It was by accident that I wrote a novel set in the Tudor era. I was a member of an online writers group, called Unmute, – which I recommend.(insert) The prompt was to write about a holiday song. It did not interest me. Too serious.
Then I had a second thought: instead of dreary as piped-in Christmas music, maybe I could make this a fun write. “The Twelve Days of Christmas” came to mind. It was already fun and silly.
I imagined a scenario where a suitor sends over-the-top gifts to his beloved. She wants none of them – except possibly the gold rings to help pay for farm expenses. She is tired of cleaning up bird droppings from the partridges and other fowl he sends to her – in multiples.
The Tudor era seemed a good setting for this story. Henry Truelove, the hero, and Morwenna Goodwin, the heroine, were born. Henry is a young squire gone to court and wooing the girl he left behind. Morwenna is a girl of lesser social standing who lives on a farm nearby.
Being the only child of the family, Morwenna helps her ma and da with the lambing and haying, planting and hoeing. She has no time for Henry’s romantic fancies and such that go on at court. Grown men, wearing flouncy clothing, putting on airs and dancing about, she thinks disdainfully.

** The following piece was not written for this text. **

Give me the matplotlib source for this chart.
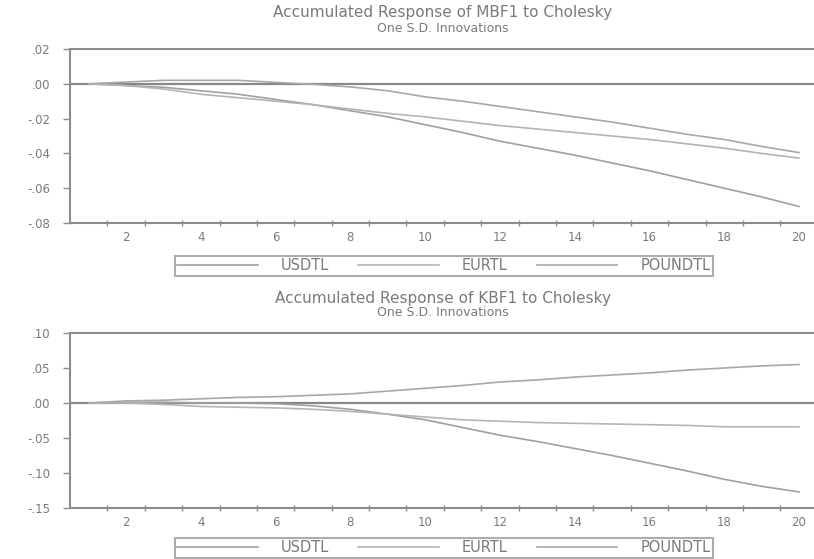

She returns most of Henry’s gifts – keeping the French hens, which bring in good egg money, and the swans that are too beautiful to part with.
In short order, I had a nice neat little story, done and dusted. But then I found I did not want to leave these characters. I was having too much fun writing about them.
I immersed myself in Tudor history. That history gave me a more serious purpose for a story that is primarily lighthearted: When King Henry Tudor destroyed the monasteries, thousands of laboriously scribed illuminated manuscripts were plundered. The very books that preserved ancient history during the Dark Ages were torn apart for their components. gems and precious metals. Some were stolen and sold to the wealthy. Some burned by those ignorant of their value.
This historic atrocity fueled the heart of my story.
Henry, Morwenna and a band of friends form a pact to save as many precious books as possible. Thus, my title: The Lost Books – Romance and Adventure in Tudor Times.
I kept writing and writing. And in not too long a time, I had a novel.